Start of RECORDS PROVIDED
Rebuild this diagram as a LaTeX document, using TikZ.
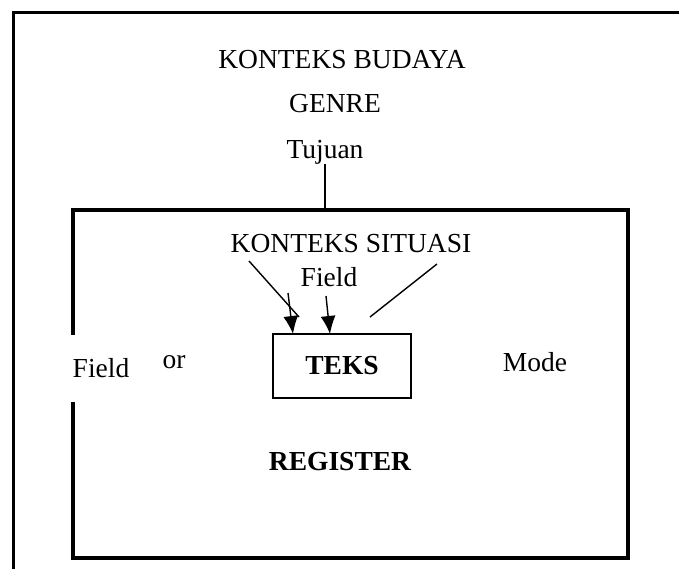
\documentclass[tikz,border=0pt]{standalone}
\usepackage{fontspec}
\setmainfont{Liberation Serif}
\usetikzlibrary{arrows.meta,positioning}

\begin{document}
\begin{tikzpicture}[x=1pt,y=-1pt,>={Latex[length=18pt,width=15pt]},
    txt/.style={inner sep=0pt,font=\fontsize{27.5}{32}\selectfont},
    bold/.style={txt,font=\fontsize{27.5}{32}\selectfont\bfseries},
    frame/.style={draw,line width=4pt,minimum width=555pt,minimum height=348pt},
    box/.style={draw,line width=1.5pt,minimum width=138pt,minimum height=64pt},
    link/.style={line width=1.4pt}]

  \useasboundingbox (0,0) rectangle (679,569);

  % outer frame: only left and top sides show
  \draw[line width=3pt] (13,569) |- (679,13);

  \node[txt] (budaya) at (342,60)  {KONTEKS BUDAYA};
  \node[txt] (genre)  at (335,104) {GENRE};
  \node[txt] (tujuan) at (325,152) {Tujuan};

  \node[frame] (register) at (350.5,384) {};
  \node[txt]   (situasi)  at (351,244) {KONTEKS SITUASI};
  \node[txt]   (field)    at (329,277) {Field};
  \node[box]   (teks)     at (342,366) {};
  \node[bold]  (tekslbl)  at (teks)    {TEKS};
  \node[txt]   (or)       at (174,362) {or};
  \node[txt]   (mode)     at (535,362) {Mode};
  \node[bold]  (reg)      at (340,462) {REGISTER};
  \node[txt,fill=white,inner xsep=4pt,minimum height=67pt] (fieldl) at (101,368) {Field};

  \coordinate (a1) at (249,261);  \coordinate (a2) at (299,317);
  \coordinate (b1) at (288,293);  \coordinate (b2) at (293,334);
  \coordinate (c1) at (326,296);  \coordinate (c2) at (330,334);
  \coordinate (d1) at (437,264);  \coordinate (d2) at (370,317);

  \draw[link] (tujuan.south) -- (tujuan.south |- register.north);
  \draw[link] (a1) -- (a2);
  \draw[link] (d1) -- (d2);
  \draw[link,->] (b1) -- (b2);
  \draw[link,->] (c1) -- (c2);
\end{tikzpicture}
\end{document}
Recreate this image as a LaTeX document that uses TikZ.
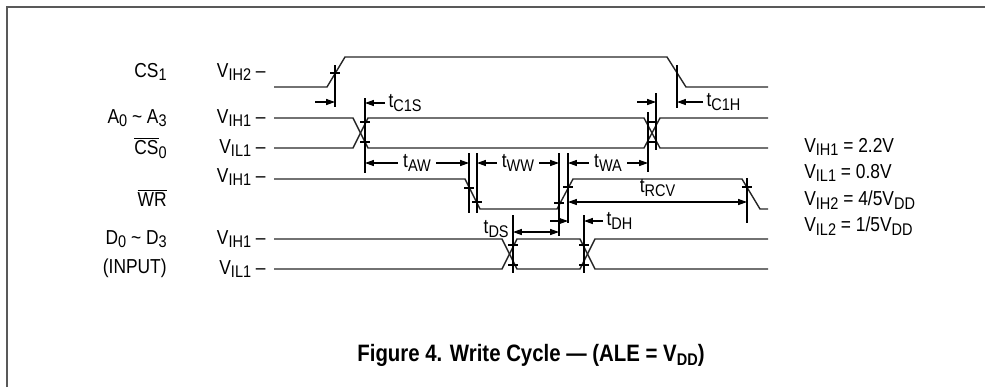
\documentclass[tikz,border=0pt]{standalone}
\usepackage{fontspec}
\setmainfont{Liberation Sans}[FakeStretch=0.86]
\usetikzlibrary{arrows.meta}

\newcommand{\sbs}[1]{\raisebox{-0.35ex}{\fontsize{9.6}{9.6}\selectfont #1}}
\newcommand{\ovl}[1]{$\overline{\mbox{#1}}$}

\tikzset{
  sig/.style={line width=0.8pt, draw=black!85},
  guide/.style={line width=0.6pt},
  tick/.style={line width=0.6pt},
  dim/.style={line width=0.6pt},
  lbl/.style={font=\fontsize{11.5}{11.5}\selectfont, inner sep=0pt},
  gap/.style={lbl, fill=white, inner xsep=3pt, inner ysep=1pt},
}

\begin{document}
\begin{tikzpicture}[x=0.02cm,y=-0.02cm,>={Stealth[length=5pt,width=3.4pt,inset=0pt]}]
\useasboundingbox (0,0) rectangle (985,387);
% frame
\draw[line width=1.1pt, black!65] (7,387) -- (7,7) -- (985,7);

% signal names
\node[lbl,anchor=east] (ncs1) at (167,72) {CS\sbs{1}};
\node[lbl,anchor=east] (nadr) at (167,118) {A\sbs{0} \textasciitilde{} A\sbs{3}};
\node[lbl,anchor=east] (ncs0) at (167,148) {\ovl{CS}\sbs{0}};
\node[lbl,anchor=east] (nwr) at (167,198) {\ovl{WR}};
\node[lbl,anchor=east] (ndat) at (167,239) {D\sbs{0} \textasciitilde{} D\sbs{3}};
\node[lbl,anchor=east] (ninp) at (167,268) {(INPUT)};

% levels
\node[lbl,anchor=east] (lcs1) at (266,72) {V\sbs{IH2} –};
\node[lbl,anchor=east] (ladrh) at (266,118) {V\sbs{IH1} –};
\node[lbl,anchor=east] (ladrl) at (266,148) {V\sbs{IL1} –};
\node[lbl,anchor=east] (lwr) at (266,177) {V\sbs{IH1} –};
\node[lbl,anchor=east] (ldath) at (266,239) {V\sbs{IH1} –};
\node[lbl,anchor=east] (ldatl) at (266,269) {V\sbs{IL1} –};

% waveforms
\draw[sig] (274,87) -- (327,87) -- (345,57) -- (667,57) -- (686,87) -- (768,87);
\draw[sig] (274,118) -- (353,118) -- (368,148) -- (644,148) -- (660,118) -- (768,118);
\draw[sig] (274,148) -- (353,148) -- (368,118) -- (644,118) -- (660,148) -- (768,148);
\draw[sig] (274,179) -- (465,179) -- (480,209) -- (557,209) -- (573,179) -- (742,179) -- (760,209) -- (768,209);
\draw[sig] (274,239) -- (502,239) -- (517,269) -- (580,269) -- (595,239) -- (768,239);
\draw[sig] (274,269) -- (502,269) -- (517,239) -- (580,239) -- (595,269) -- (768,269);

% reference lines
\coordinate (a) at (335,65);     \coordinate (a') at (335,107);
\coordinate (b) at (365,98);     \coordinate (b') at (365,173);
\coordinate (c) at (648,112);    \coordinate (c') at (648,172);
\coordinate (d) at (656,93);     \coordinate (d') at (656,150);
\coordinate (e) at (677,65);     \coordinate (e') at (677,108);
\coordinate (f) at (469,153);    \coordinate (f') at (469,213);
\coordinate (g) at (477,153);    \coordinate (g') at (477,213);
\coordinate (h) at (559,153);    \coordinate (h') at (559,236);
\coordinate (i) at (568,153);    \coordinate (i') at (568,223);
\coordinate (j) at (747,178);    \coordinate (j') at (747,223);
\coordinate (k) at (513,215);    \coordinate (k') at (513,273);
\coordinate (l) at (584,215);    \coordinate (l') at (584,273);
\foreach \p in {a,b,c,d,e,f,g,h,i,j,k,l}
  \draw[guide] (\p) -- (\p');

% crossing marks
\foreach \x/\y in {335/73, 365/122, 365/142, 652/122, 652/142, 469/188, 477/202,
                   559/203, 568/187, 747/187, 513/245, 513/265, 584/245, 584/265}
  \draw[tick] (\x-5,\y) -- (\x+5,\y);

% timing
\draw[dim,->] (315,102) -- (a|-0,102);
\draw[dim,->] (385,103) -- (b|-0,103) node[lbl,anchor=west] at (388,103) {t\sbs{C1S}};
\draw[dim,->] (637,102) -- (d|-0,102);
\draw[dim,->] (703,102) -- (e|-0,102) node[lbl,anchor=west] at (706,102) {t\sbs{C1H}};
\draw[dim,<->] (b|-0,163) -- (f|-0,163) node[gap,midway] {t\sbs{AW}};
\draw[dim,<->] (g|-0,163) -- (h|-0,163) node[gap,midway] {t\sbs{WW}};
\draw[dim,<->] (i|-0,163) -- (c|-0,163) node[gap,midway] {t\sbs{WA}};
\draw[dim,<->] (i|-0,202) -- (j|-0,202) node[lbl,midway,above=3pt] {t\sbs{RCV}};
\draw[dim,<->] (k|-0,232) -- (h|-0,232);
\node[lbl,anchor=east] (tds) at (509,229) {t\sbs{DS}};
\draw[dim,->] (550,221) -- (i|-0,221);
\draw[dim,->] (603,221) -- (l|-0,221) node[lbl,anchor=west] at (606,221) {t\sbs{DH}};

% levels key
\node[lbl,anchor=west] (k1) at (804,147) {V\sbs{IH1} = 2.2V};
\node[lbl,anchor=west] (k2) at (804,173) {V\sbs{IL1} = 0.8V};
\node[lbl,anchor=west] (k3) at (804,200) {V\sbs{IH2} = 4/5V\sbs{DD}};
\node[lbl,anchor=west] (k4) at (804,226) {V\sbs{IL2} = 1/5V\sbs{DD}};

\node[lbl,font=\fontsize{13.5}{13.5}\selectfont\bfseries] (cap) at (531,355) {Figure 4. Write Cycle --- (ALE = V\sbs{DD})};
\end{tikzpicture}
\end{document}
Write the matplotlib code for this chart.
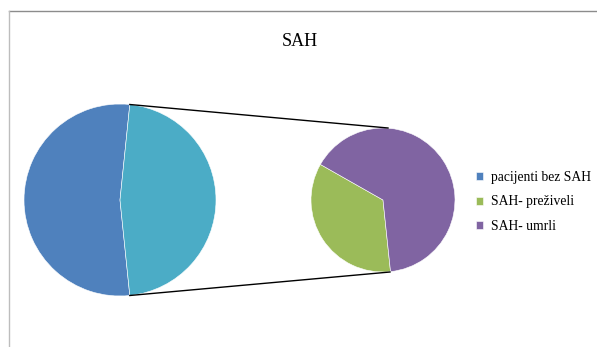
End of RECORDS PROVIDED
WHAT YOU NEED TO DO>
Leaving out all pictures, set down exactly the lines of the material above, from the line with "Recreate this image" to the line with "(ninp) at (167,268)" inclusive, and no others.

WORKED SOLUTION>
Recreate this image as a LaTeX document that uses TikZ.
\documentclass[tikz,border=0pt]{standalone}
\usepackage{fontspec}
\setmainfont{Liberation Sans}[FakeStretch=0.86]
\usetikzlibrary{arrows.meta}

\newcommand{\sbs}[1]{\raisebox{-0.35ex}{\fontsize{9.6}{9.6}\selectfont #1}}
\newcommand{\ovl}[1]{$\overline{\mbox{#1}}$}

\tikzset{
  sig/.style={line width=0.8pt, draw=black!85},
  guide/.style={line width=0.6pt},
  tick/.style={line width=0.6pt},
  dim/.style={line width=0.6pt},
  lbl/.style={font=\fontsize{11.5}{11.5}\selectfont, inner sep=0pt},
  gap/.style={lbl, fill=white, inner xsep=3pt, inner ysep=1pt},
}

\begin{document}
\begin{tikzpicture}[x=0.02cm,y=-0.02cm,>={Stealth[length=5pt,width=3.4pt,inset=0pt]}]
\useasboundingbox (0,0) rectangle (985,387);
% frame
\draw[line width=1.1pt, black!65] (7,387) -- (7,7) -- (985,7);

% signal names
\node[lbl,anchor=east] (ncs1) at (167,72) {CS\sbs{1}};
\node[lbl,anchor=east] (nadr) at (167,118) {A\sbs{0} \textasciitilde{} A\sbs{3}};
\node[lbl,anchor=east] (ncs0) at (167,148) {\ovl{CS}\sbs{0}};
\node[lbl,anchor=east] (nwr) at (167,198) {\ovl{WR}};
\node[lbl,anchor=east] (ndat) at (167,239) {D\sbs{0} \textasciitilde{} D\sbs{3}};
\node[lbl,anchor=east] (ninp) at (167,268) {(INPUT)};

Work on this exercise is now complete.